The shortlist (this is not all-inclusive) might be:
- Safari’s “merge all windows”
- Safari’s “arrange tabs by web site” (or alphabetically by title)
- Chrome’s tab groups (Safari’s groups are closest, But I like the in-tab-bar experience a little better)
- Syncing of groups across instances/platforms on that browser (Safari does it best, I want the same experience on Chrome, Firefox)
- Firefox’s containers
I haven’t yet reached (or appreciated?) the level of enlightenment where this doesn’t have a massive depressing effect on me. I am also not very skeptical.
Just trying to figure out if I need to really be more zen or subscribe to Free Will Illusionism, or hope for more meaningful quantum randomness as my “religion” or spirituality.
There was a sliver of a moment, as I looked up while driving through Catonsville tonight and saw what turned out to be the SpaceX Starlink launch, where I thought “maybe Dad was right this time.”

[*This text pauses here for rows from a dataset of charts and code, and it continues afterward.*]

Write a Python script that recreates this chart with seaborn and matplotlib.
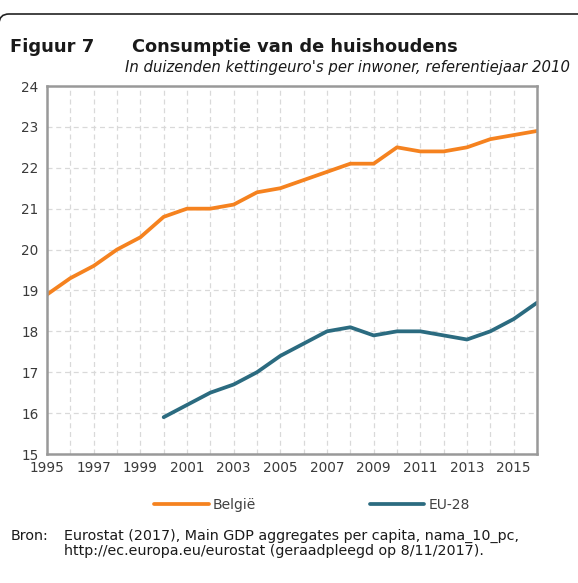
import numpy as np
import matplotlib
matplotlib.use("Agg")
import matplotlib.pyplot as plt
from matplotlib.patches import FancyBboxPatch
from matplotlib.transforms import IdentityTransform
import pandas as pd
import seaborn as sns

# data
years_be = list(range(1995, 2017))
belgie = [18.9, 19.3, 19.6, 20.0, 20.3, 20.8, 21.0, 21.0, 21.1, 21.4, 21.5,
          21.7, 21.9, 22.1, 22.1, 22.5, 22.4, 22.4, 22.5, 22.7, 22.8, 22.9]
years_eu = list(range(2000, 2017))
eu28 = [15.9, 16.2, 16.5, 16.7, 17.0, 17.4, 17.7, 18.0, 18.1, 17.9, 18.0,
        18.0, 17.9, 17.8, 18.0, 18.3, 18.7]
y_ticks = list(range(15, 25))

ORANGE = "#F5821F"
TEAL = "#2B6B80"
GREY = "#999999"

sns.set_style("white")
plt.rcParams['font.family'] = ['DejaVu Sans']

df = pd.concat([
    pd.DataFrame({'jaar': years_be, 'waarde': belgie, 'reeks': 'België'}),
    pd.DataFrame({'jaar': years_eu, 'waarde': eu28, 'reeks': 'EU-28'}),
])

W, H = 578, 583
fig = plt.figure(figsize=(W / 100, H / 100), dpi=100)
ax = fig.add_axes([47 / W, 1 - 454 / H, 490 / W, 368 / H])

sns.lineplot(data=df, x='jaar', y='waarde', hue='reeks',
             palette={'België': ORANGE, 'EU-28': TEAL},
             linewidth=2.7, ax=ax, legend=False)

ax.set_xlim(1995, 2016)
ax.set_ylim(15, 24)
ax.set_xticks(range(1995, 2017))
ax.set_xticklabels([str(y) if (y - 1995) % 2 == 0 else '' for y in range(1995, 2017)])
ax.set_yticks(y_ticks)
ax.set_xlabel('')
ax.set_ylabel('')
ax.grid(True, color='#D9D9D9', linestyle=(0, (4, 3)), linewidth=0.9)
for s in ax.spines.values():
    s.set_color(GREY)
    s.set_linewidth(1.8)
ax.tick_params(axis='both', colors=GREY, length=4, width=1.5, labelcolor='#3a3a3a',
               labelsize=9.8, direction='out')
ax.tick_params(axis='x', pad=1)
ax.tick_params(axis='y', pad=2)

# legend
handles = [plt.Line2D([], [], color=ORANGE, lw=2.7), plt.Line2D([], [], color=TEAL, lw=2.7)]
fig.legend(handles, ['België', 'EU-28'], loc='center', bbox_to_anchor=(312 / W, 1 - 505 / H),
           ncol=2, frameon=False, fontsize=10, handlelength=3.9, handletextpad=0.3,
           columnspacing=8.2, labelcolor='#404040')

# titles
fig.text(10 / W, 1 - 52 / H, 'Figuur 7', fontsize=12.9, fontweight='bold', color='#1a1a1a')
fig.text(132 / W, 1 - 52 / H, 'Consumptie van de huishoudens', fontsize=12.8,
         fontweight='bold', color='#1a1a1a')
fig.text(570 / W, 1 - 72 / H,
         "In duizenden kettingeuro's per inwoner, referentiejaar 2010",
         fontsize=10.7, style='italic', ha='right', color='#1a1a1a')

# source
fig.text(11 / W, 1 - 529 / H, 'Bron:', fontsize=10.3, color='#1a1a1a', va='top')
fig.text(64 / W, 1 - 529 / H,
         'Eurostat (2017), Main GDP aggregates per capita, nama_10_pc,\n'
         'http://ec.europa.eu/eurostat (geraadpleegd op 8/11/2017).',
         fontsize=10.3, color='#1a1a1a', linespacing=1.08, va='top')

# frame border (rounded top-left corner)
box = FancyBboxPatch((-1, -50), W + 50, H - 14 + 50,
                     boxstyle='round,pad=0,rounding_size=10',
                     transform=IdentityTransform(), fill=False, edgecolor='#222222',
                     linewidth=1.2, clip_on=False)
fig.add_artist(box)

fig.savefig('out.png', dpi=100)
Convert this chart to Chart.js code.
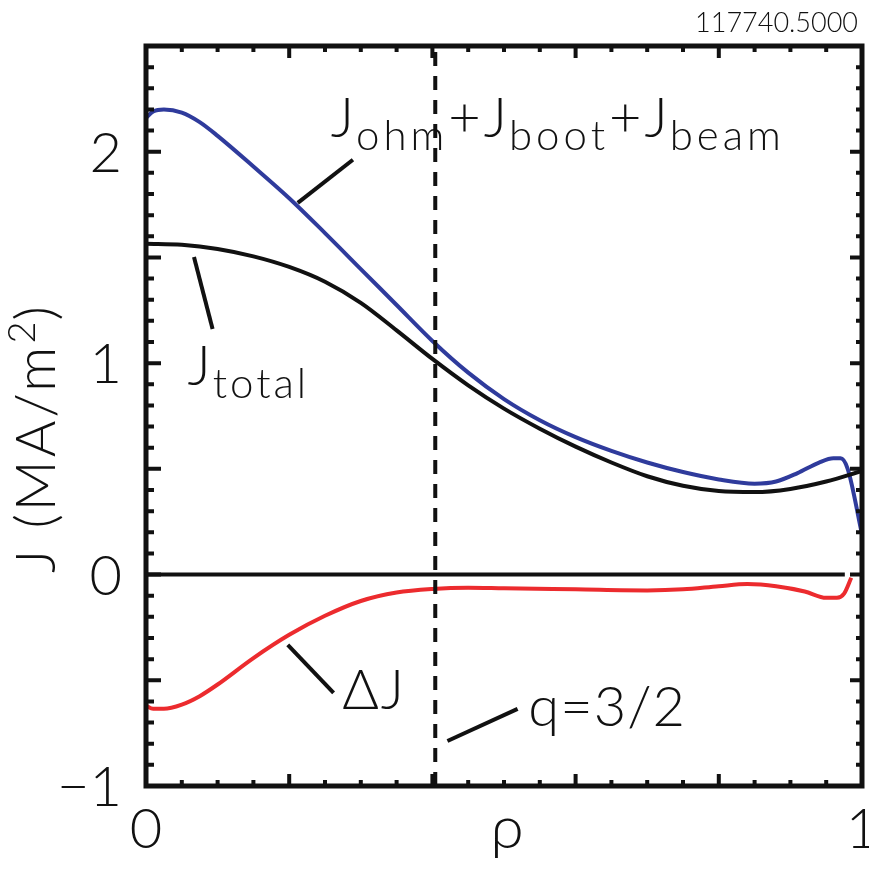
<!DOCTYPE html>
<html>
<head>
<meta charset="utf-8">
<script src="https://cdn.jsdelivr.net/npm/chart.js@4"></script>
<style>
  html, body { margin: 0; padding: 0; background: #fff; }
  #wrap { width: 869px; height: 872px; }
</style>
</head>
<body>
<div id="wrap"><canvas id="chart" width="869" height="872"></canvas></div>
<script>
// J_ohm + J_boot + J_beam
const sumRho = [0, 0.01, 0.025, 0.05, 0.075, 0.1, 0.15, 0.2, 0.25, 0.3, 0.35, 0.4, 0.45, 0.5, 0.55, 0.6, 0.65, 0.7, 0.75, 0.8, 0.85, 0.88, 0.91, 0.94, 0.96, 0.97, 0.98, 1.0];
const sumJ = [2.16, 2.19, 2.20, 2.185, 2.14, 2.075, 1.93, 1.78, 1.615, 1.445, 1.275, 1.105, 0.955, 0.83, 0.73, 0.65, 0.585, 0.53, 0.485, 0.45, 0.43, 0.44, 0.48, 0.53, 0.55, 0.55, 0.50, 0.19];

// J_total
const totalRho = [0, 0.05, 0.1, 0.15, 0.2, 0.25, 0.3, 0.35, 0.4, 0.45, 0.5, 0.55, 0.6, 0.65, 0.7, 0.75, 0.8, 0.85, 0.9, 0.95, 1.0];
const totalJ = [1.565, 1.56, 1.54, 1.505, 1.455, 1.385, 1.285, 1.155, 1.02, 0.895, 0.785, 0.69, 0.605, 0.53, 0.465, 0.42, 0.395, 0.39, 0.405, 0.44, 0.49];

// delta J
const deltaRho = [0, 0.01, 0.025, 0.05, 0.075, 0.1, 0.15, 0.2, 0.25, 0.3, 0.35, 0.4, 0.45, 0.5, 0.6, 0.7, 0.75, 0.8, 0.84, 0.88, 0.92, 0.95, 0.965, 0.975, 0.985];
const deltaJ = [-0.62, -0.635, -0.635, -0.615, -0.575, -0.52, -0.395, -0.285, -0.195, -0.125, -0.085, -0.068, -0.062, -0.065, -0.07, -0.075, -0.07, -0.055, -0.045, -0.055, -0.08, -0.11, -0.11, -0.09, -0.015];

const zeroRho = [0, 0.976];
const zeroJ = [0, 0];

const qRho = 0.404; // q=3/2 surface

const xTickValues = [0, 1];
const xTickLabels = ['0', '1'];
const yTickValues = [-1, 0, 1, 2];
const yTickLabels = ['\u22121', '0', '1', '2'];

// pointer lines for the labels [rho0, J0, rho1, J1]
const pointerSum = [0.212, 1.758, 0.289, 1.962];
const pointerTotal = [0.067, 1.502, 0.093, 1.161];
const pointerDelta = [0.198, -0.332, 0.262, -0.559];
const pointerQ = [0.421, -0.787, 0.519, -0.635];

const FONT = 'Lato, "Open Sans", "Noto Sans", sans-serif';

function pts(xs, ys) {
    return xs.map((x, i) => ({ x: x, y: ys[i] }));
}

function seg(p) {
    return [{ x: p[0], y: p[1] }, { x: p[2], y: p[3] }];
}

function pointerSet(p) {
    return {
        data: seg(p),
        borderColor: '#111',
        borderWidth: 4,
        pointRadius: 0,
        tension: 0
    };
}

// draw text made of runs [text, size, raise, letterSpacing]
function drawRuns(ctx, x, y, runs) {
    let cx = x;
    runs.forEach(r => {
        ctx.font = '300 ' + r[1] + 'px ' + FONT;
        ctx.letterSpacing = (r[3] || 0) + 'px';
        ctx.fillText(r[0], cx, y - r[2]);
        cx += ctx.measureText(r[0]).width;
    });
    ctx.letterSpacing = '0px';
}

const framePlugin = {
    id: 'frame',
    afterDatasetsDraw(chart) {
        const ctx = chart.ctx;
        const xs = chart.scales.x;
        const ys = chart.scales.y;
        const a = chart.chartArea;
        ctx.save();
        ctx.fillStyle = '#111';
        ctx.strokeStyle = '#111';
        ctx.textBaseline = 'alphabetic';

        // labels
        const X = v => xs.getPixelForValue(v);
        const Y = v => ys.getPixelForValue(v);
        ctx.textAlign = 'left';
        drawRuns(ctx, X(0.258), Y(2.071), [['J', 56, 0, 2], ['ohm', 42, -13, 4], ['+', 56, 0, 3], ['J', 56, 0, 2], ['boot', 42, -13, 4], ['+', 56, 0, 3], ['J', 56, 0, 2], ['beam', 42, -13, 4]]);
        drawRuns(ctx, X(0.058), Y(0.896), [['J', 56, 0, 2], ['total', 42, -13, 3]]);
        drawRuns(ctx, X(0.274), Y(-0.635), [['\u0394J', 56, 0, 2]]);
        drawRuns(ctx, X(0.534), Y(-0.716), [['q=3/2', 56, 0, 1]]);

        // frame
        ctx.lineWidth = 5;
        ctx.strokeRect(a.left, a.top, a.right - a.left, a.bottom - a.top);

        // inward ticks
        ctx.lineWidth = 4;
        ctx.beginPath();
        for (let i = 0; i <= 35; i++) {
            const v = -1 + i * 0.1;
            const major = i % 5 === 0;
            const py = Y(v);
            ctx.moveTo(a.left, py);
            ctx.lineTo(a.left + (major ? 15 : 8), py);
            ctx.moveTo(a.right, py);
            ctx.lineTo(a.right - (major ? 12 : 6), py);
        }
        for (let i = 0; i <= 20; i++) {
            const v = i * 0.05;
            const major = i % 4 === 0;
            const px = X(v);
            ctx.moveTo(px, a.bottom);
            ctx.lineTo(px, a.bottom - (major ? 12 : 6));
            ctx.moveTo(px, a.top);
            ctx.lineTo(px, a.top + (major ? 12 : 6));
        }
        ctx.stroke();

        // tick labels
        ctx.font = '300 56px ' + FONT;
        ctx.textAlign = 'right';
        yTickValues.forEach((v, i) => {
            ctx.fillText(yTickLabels[i], a.left - 24, Y(v) + 20);
        });
        ctx.textAlign = 'center';
        xTickValues.forEach((v, i) => {
            ctx.fillText(xTickLabels[i], X(v), a.bottom + 62);
        });

        // axis titles
        ctx.font = '300 60px ' + FONT;
        ctx.fillText('\u03C1', (a.left + a.right) / 2 + 3, a.bottom + 62);
        ctx.save();
        ctx.translate(55, 573);
        ctx.rotate(-Math.PI / 2);
        ctx.textAlign = 'left';
        drawRuns(ctx, 0, 0, [['J (MA/m', 56, 0, 3], ['2', 38, 20, 1], [')', 56, 0, 0]]);
        ctx.restore();

        // shot / time stamp
        ctx.font = '300 27px ' + FONT;
        ctx.textAlign = 'right';
        ctx.fillText('117740.5000', 858, 32);
        ctx.restore();
    }
};

new Chart(document.getElementById('chart'), {
    type: 'line',
    data: {
        datasets: [
            {
                data: pts(zeroRho, zeroJ),
                borderColor: '#111',
                borderWidth: 4,
                pointRadius: 0
            },
            {
                data: [{ x: qRho, y: -1 }, { x: qRho, y: 2.5 }],
                borderColor: '#111',
                borderWidth: 4,
                borderDash: [14, 10],
                pointRadius: 0
            },
            {
                data: pts(totalRho, totalJ),
                borderColor: '#111',
                borderWidth: 4,
                pointRadius: 0,
                cubicInterpolationMode: 'monotone'
            },
            {
                data: pts(sumRho, sumJ),
                borderColor: '#2f3b9c',
                borderWidth: 4,
                pointRadius: 0,
                cubicInterpolationMode: 'monotone'
            },
            {
                data: pts(deltaRho, deltaJ),
                borderColor: '#ec2b2e',
                borderWidth: 4,
                pointRadius: 0,
                cubicInterpolationMode: 'monotone'
            },
            pointerSet(pointerSum),
            pointerSet(pointerTotal),
            pointerSet(pointerDelta),
            pointerSet(pointerQ)
        ]
    },
    options: {
        responsive: false,
        animation: false,
        layout: { padding: { left: 146, right: 7, top: 46, bottom: 86 } },
        scales: {
            x: { type: 'linear', min: 0, max: 1, display: false },
            y: { type: 'linear', min: -1, max: 2.5, display: false }
        },
        plugins: {
            legend: { display: false },
            tooltip: { enabled: false }
        }
    },
    plugins: [framePlugin]
});
</script>
</body>
</html>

I know I’m just a cantankerous and rather undistinguished Internet Old, but now that I am back in the digital agency space, I can’t help but think even the progressives on the web are missing the thing. The tactics still seem to be “be like the dark money, but better.”
I don’t have enough to expound on that, and I’ll be pressure testing it.
Stopping for a second to appreciate passing through the autumnal equinox.
A 🥃 to the equinox. 🍂
Our household has hit that stage in life where one inspects odd, dark brown-ish lumps of debris and asks oneself, “is it food? Play-Doh(TM)? Poop?”
Focus Mode might save my brain, but kill me in the short term anyway.
A brief respite
I am not a fan of the chumps who introduced and voted for this amendment, but I am disgusted with everyone—the other 97—who voted against it.
I gotta push it to the limit, and I keep finding the limit isn’t quite here.
My knuckles, my heart rate, the cortisol levels… why?